Earlier this month, the city set up a dozen bins all over the Sylvia Vela Park located right next to the Alton City Hall. This move, according to city officials is to motivate its residents to recycle more.

According to Alton’s Recycling Coordinator Martha Alaniz, the city currently has two recycling drop off points, one located behind the city’s fire department and the other next two the Stars Drive-In.

“Even though they are used by people, those drop off points only accept paper and cardboard products,” Alaniz said. “The bins accept that as well as plastic and aluminum, which is usually found in cans and bottles that most of the people in the park use to drink water while they’re in the park.”

Alaniz added that there are plans to add recycling bins at the city’s Josefa Garcia Memorial Park this coming spring.

Alton doesn’t have curbside recycling bins for its residents so people typically use the drop off recycling points, Alton Public Works Director Jesse Peña said. That could change should the recycling bins be successful.
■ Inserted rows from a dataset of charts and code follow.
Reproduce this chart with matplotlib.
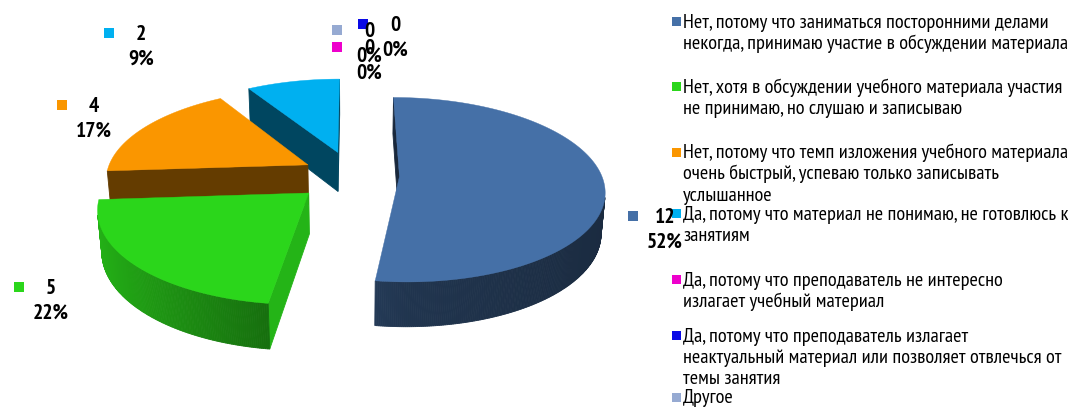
import numpy as np
import matplotlib
matplotlib.use("Agg")
import matplotlib.pyplot as plt
from matplotlib.patches import Polygon, Rectangle
from matplotlib import font_manager

# ---- data -------------------------------------------------------------
categories = [
    "Нет, потому что заниматься посторонними делами\nнекогда, принимаю участие в обсуждении материала",
    "Нет, хотя в обсуждении учебного материала участия\nне принимаю, но слушаю и записываю",
    "Нет, потому что темп изложения учебного материала\nочень быстрый, успеваю только записывать\nуслышанное",
    "Да, потому что материал не понимаю, не готовлюсь к\nзанятиям",
    "Да, потому что преподаватель не интересно\nизлагает учебный материал",
    "Да, потому что преподаватель излагает\nнеактуальный материал или позволяет отвлечься от\nтемы занятия",
    "Другое",
]
values = [12, 5, 4, 2, 0, 0, 0]

# ---- style ------------------------------------------------------------
colors = ["#4570A7", "#2BD61B", "#FA9600", "#00B0F0", "#EE00CC", "#0A0AE6", "#96AAD2"]
explode = [0.235, 0.285, 0.25, 0.27, 0.0, 0.0, 0.0]
radial_shade = [0.36, 0.84, 0.40, 0.40, 0.4, 0.4, 0.4]

# label anchors (pixel centre of the value line) and legend first-line rows
label_pos = [(665, 216), (51, 287), (94, 105), (141, 33), (369, 47), (395, 24), (369, 30)]
legend_rows = [21.5, 87, 152, 213.5, 279.5, 335.5, 397]

W, H = 1068, 419
available = {f.name for f in font_manager.fontManager.ttflist}
narrow = "DejaVu Sans"
for cand in ["Liberation Sans Narrow", "Arial Narrow", "PT Sans Narrow", "Roboto Condensed",
             "IBM Plex Sans Condensed", "Open Sans Condensed", "Liberation Sans"]:
    if cand in available:
        narrow = cand
        break
fam = [narrow, "DejaVu Sans"]

fig = plt.figure(figsize=(W / 100, H / 100), dpi=100)
ax = fig.add_axes([0, 0, 1, 1])
ax.set_xlim(0, W)
ax.set_ylim(H, 0)
ax.axis("off")
renderer = fig.canvas.get_renderer()


def fitted_size(sample, width_px, weight="normal", base=12.0):
    t = ax.text(0, 0, sample, fontsize=base, family=fam, fontweight=weight)
    w = t.get_window_extent(renderer).width
    t.remove()
    return base * width_px / w


legend_fs = fitted_size(categories[0].split("\n")[0], 364)
label_fs = fitted_size("52%", 36, weight="bold")

# ---- 3D pie projection ------------------------------------------------
CX, CY, S = 352.0, 175.0, 202.0
SIN_T = 0.445
COS_T = np.sqrt(1 - SIN_T ** 2)
DIST = 6.24
THICK = 0.225
CAM = np.array([0.0, -DIST * COS_T, DIST * SIN_T])


def project(X, Y, Z):
    X, Y, Z = np.asarray(X, float), np.asarray(Y, float), np.asarray(Z, float)
    depth = Y * COS_T - Z * SIN_T
    up = Y * SIN_T + Z * COS_T
    k = DIST / (DIST + depth)
    return CX + S * X * k, CY - S * up * k


def depth_of(X, Y, Z):
    return np.mean(np.asarray(Y) * COS_T - np.asarray(Z) * SIN_T)


def shade(hexcol, f):
    rgb = np.array(matplotlib.colors.to_rgb(hexcol))
    return tuple(np.clip(rgb * f, 0, 1))


def outer_factor(phi):
    s = -np.sin(phi)
    return 0.47 + (0.37 * s if s > 0 else 0.09 * s)


total = float(sum(values))
walls = []
tops = []
start = 0.0
for i, v in enumerate(values):
    span = 360.0 * v / total
    a0, a1 = start, start + span
    start = a1
    if v <= 0:
        continue
    mid = np.radians((a0 + a1) / 2)
    ox, oy = explode[i] * np.sin(mid), explode[i] * np.cos(mid)
    phis = np.radians(np.linspace(a0, a1, max(int(span * 2), 4)))
    rx, ry = ox + np.sin(phis), oy + np.cos(phis)

    # top face
    tx, ty = project(np.r_[ox, rx], np.r_[oy, ry], np.zeros(len(rx) + 1))
    tops.append((np.column_stack([tx, ty]), colors[i]))

    # curved outer wall
    for j in range(len(phis) - 1):
        pm = 0.5 * (phis[j] + phis[j + 1])
        n = np.array([np.sin(pm), np.cos(pm), 0.0])
        c = np.array([ox + np.sin(pm), oy + np.cos(pm), -THICK / 2])
        if np.dot(CAM - c, n) <= 0:
            continue
        X = [rx[j], rx[j + 1], rx[j + 1], rx[j]]
        Y = [ry[j], ry[j + 1], ry[j + 1], ry[j]]
        Z = [0, 0, -THICK, -THICK]
        px, py = project(X, Y, Z)
        walls.append((depth_of(X, Y, Z), np.column_stack([px, py]),
                      shade(colors[i], outer_factor(pm))))

    # radial walls
    for ang, sgn in ((a0, -1), (a1, 1)):
        a = np.radians(ang)
        na = a + sgn * np.pi / 2
        n = np.array([np.sin(na), np.cos(na), 0.0])
        ex, ey = ox + np.sin(a), oy + np.cos(a)
        c = np.array([(ox + ex) / 2, (oy + ey) / 2, -THICK / 2])
        if np.dot(CAM - c, n) <= 0:
            continue
        X = [ox, ex, ex, ox]
        Y = [oy, ey, ey, oy]
        Z = [0, 0, -THICK, -THICK]
        px, py = project(X, Y, Z)
        walls.append((depth_of(X, Y, Z), np.column_stack([px, py]),
                      shade(colors[i], radial_shade[i])))

for d, xy, col in sorted(walls, key=lambda w: -w[0]):
    ax.add_patch(Polygon(xy, closed=True, facecolor=col, edgecolor=col, lw=0.6))
for xy, col in tops:
    ax.add_patch(Polygon(xy, closed=True, facecolor=col, edgecolor=col, lw=0.3))

# ---- data labels ------------------------------------------------------
for i, v in enumerate(values):
    x, y = label_pos[i]
    pct = int(round(100 * v / total))
    ax.add_patch(Rectangle((x - 37, y - 5), 10, 10, facecolor=colors[i], edgecolor="none"))
    ax.text(x, y + 7, f"{v}", ha="center", va="baseline", fontsize=label_fs,
            fontweight="bold", family=fam, color="black")
    ax.text(x, y + 32, f"{pct}%", ha="center", va="baseline", fontsize=label_fs,
            fontweight="bold", family=fam, color="black")

# ---- legend -----------------------------------------------------------
for i, lab in enumerate(categories):
    y0 = legend_rows[i]
    ax.add_patch(Rectangle((672, y0 - 4.5), 9, 9, facecolor=colors[i], edgecolor="none"))
    for k, line in enumerate(lab.split("\n")):
        ax.text(683, y0 + k * 21.3 + 6, line, ha="left", va="baseline",
                fontsize=legend_fs, family=fam, color="black")

fig.savefig("out.png", dpi=100)
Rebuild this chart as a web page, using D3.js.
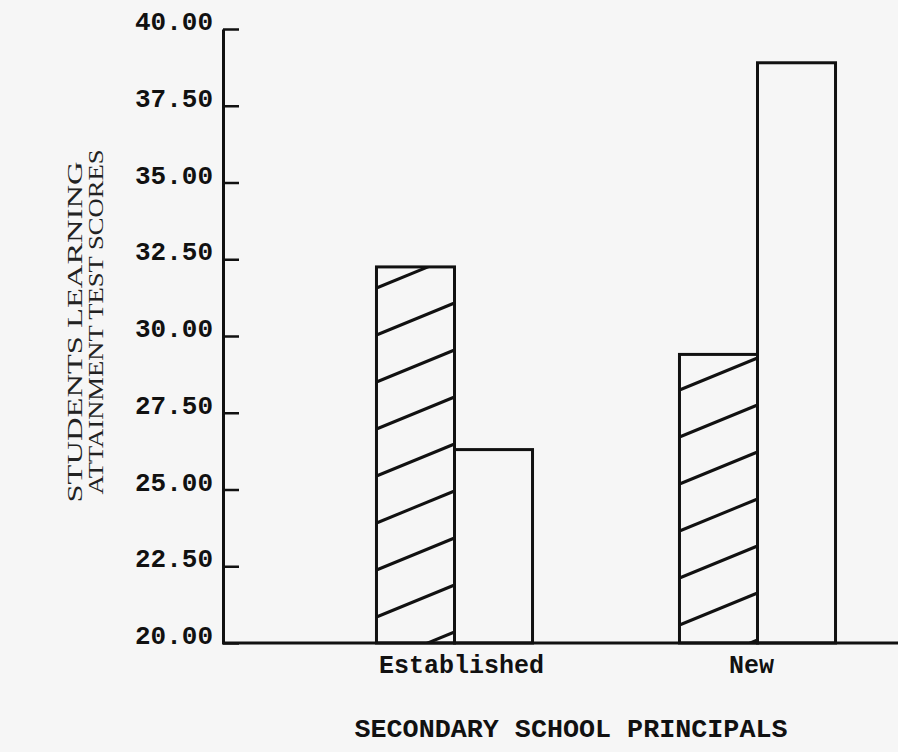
<!DOCTYPE html>
<html>
<head>
<meta charset="utf-8">
<script src="https://cdn.jsdelivr.net/npm/d3@7"></script>
<style>
  html, body { margin: 0; padding: 0; background: #f6f6f6; }
  svg { display: block; }
</style>
</head>
<body>
<svg id="chart" width="898" height="752"></svg>
<script>
// ---- data ----
const categories = ["Established", "New"];
const seriesNames = ["hatched", "open"];
const hatchedValues = [32.25, 29.4];
const openValues = [26.3, 38.9];
const yTicks = [20, 22.5, 25, 27.5, 30, 32.5, 35, 37.5, 40];
const yTickLabels = ["20.00", "22.50", "25.00", "27.50", "30.00", "32.50", "35.00", "37.50", "40.00"];
const yTitleLines = ["STUDENTS LEARNING", "ATTAINMENT TEST SCORES"];
const xTitle = "SECONDARY SCHOOL PRINCIPALS";

// ---- styles ----
const ink = "#111";
const hatchPhase = { Established: 26, New: 18 };
const hatchSpacing = 47, hatchRise = 32;

const svg = d3.select("#chart");
svg.append("rect").attr("width", 898).attr("height", 752).attr("fill", "#f6f6f6");

const y = d3.scaleLinear().domain([20, 40]).range([643, 29]);
const x0 = d3.scaleBand().domain(categories).range([303, 909])
  .paddingInner(0.485).paddingOuter(0.2425);
const x1 = d3.scaleBand().domain(seriesNames).range([0, x0.bandwidth()]);

const axisX = 223;

// bars data
const bars = [];
categories.forEach((c, i) => {
  bars.push({ cat: c, series: "hatched", value: hatchedValues[i] });
  bars.push({ cat: c, series: "open", value: openValues[i] });
});

const defs = svg.append("defs");
const gBars = svg.append("g");

bars.forEach((b, i) => {
  const bx = x0(b.cat) + x1(b.series);
  const bw = x1.bandwidth();
  const top = y(b.value);
  const base = y(20);
  if (b.series === "hatched") {
    const id = "clip" + i;
    defs.append("clipPath").attr("id", id)
      .append("rect").attr("x", bx).attr("y", top).attr("width", bw).attr("height", base - top);
    const g = gBars.append("g").attr("clip-path", `url(#${id})`);
    const lines = [];
    for (let yl = base - hatchPhase[b.cat] + hatchSpacing; yl - hatchRise > top - hatchSpacing; yl -= hatchSpacing) {
      lines.push(yl);
    }
    g.selectAll("line").data(lines).join("line")
      .attr("x1", bx).attr("x2", bx + bw)
      .attr("y1", d => d).attr("y2", d => d - hatchRise)
      .attr("stroke", ink).attr("stroke-width", 3);
  }
  gBars.append("rect")
    .attr("x", bx).attr("y", top).attr("width", bw).attr("height", base - top)
    .attr("fill", "none").attr("stroke", ink).attr("stroke-width", 3);
});

// y axis
const yAxis = d3.axisRight(y).tickValues(yTicks).tickSize(16).tickSizeOuter(0).tickFormat("");
const gy = svg.append("g").attr("transform", `translate(${axisX},0)`).call(yAxis);
gy.select(".domain").attr("stroke", ink).attr("stroke-width", 3);
gy.selectAll(".tick line").attr("stroke", ink).attr("stroke-width", 2.5);

// x axis baseline
const xAxis = d3.axisBottom(x0).tickSize(0).tickFormat("");
const gx = svg.append("g").attr("transform", `translate(0,${y(20)})`).call(xAxis);
gx.select(".domain").attr("d", `M${axisX - 1},0H898`).attr("stroke", ink).attr("stroke-width", 3);

// y tick labels
svg.append("g").selectAll("text").data(yTicks).join("text")
  .attr("x", 213).attr("y", d => y(d) + 1)
  .attr("text-anchor", "end")
  .attr("textLength", 78).attr("lengthAdjust", "spacingAndGlyphs")
  .attr("font-family", "'Liberation Mono', 'DejaVu Sans Mono', monospace")
  .attr("font-weight", "bold").attr("font-size", 25).attr("fill", ink)
  .text((d, i) => yTickLabels[i]);

// category labels
svg.append("g").selectAll("text").data(categories).join("text")
  .attr("x", d => x0(d) + x0.bandwidth() / 2 + (d === "New" ? -6 : 7))
  .attr("y", 673)
  .attr("text-anchor", "middle")
  .attr("font-family", "'Liberation Mono', 'DejaVu Sans Mono', monospace")
  .attr("font-weight", "bold").attr("font-size", 25).attr("fill", ink)
  .text(d => d);

// x title
svg.append("text")
  .attr("x", 571).attr("y", 737).attr("text-anchor", "middle")
  .attr("textLength", 433).attr("lengthAdjust", "spacingAndGlyphs")
  .attr("font-family", "'Liberation Mono', 'DejaVu Sans Mono', monospace")
  .attr("font-weight", "bold").attr("font-size", 25).attr("fill", ink)
  .text(xTitle);

// y title
const yTitlePos = [{ x: 82, cy: 332, len: 341 }, { x: 103, cy: 322, len: 345 }];
yTitleLines.forEach((t, i) => {
  const p = yTitlePos[i];
  svg.append("text")
    .attr("transform", `translate(${p.x},${p.cy}) rotate(-90)`)
    .attr("text-anchor", "middle")
    .attr("textLength", p.len).attr("lengthAdjust", "spacingAndGlyphs")
    .attr("font-family", "'Liberation Serif', 'DejaVu Serif', serif")
    .attr("font-size", 21).attr("fill", "#222")
    .text(t);
});
</script>
</body>
</html>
“What we want to know is, how will the citizens react to having the opportunity to recycle,” Peña said. “We’ve worked with different entities in the past and have done impact analysis that show that creating something from recyclable materials versus making it completely from scratch take up 80 percent less effort without leaving a huge carbon footprint. Ideally, this would lead to people recycling more so that the city can offer recyclable bins for residents in their homes sometime within the next few years.”

According to Alton City Manager, having residents who recycle more would be beneficial to the city. The city uses the landfill at the City of Edinburg to dispose of its waste as a cost of $18.25 per each ton of waste the city brings to the landfill.

A typical garbage truck can carry up to 9 tons worth of waste according to the website Waste 360.

“With more people recycling, it creates less waste for the city to dispose of and less money that they use to dispose of it,” Peña said. “If the city doesn’t pay more money for that then that means they can have more money to spend on infrastructure and other things that will benefit the city.”

Alaniz said the city will have events to educate the community on the availability of the city’s recycling bins and the benefits of recycling.

“It just means less trash and a cleaner Earth,” Alaniz said. “We’re trying to keep this planet alive.”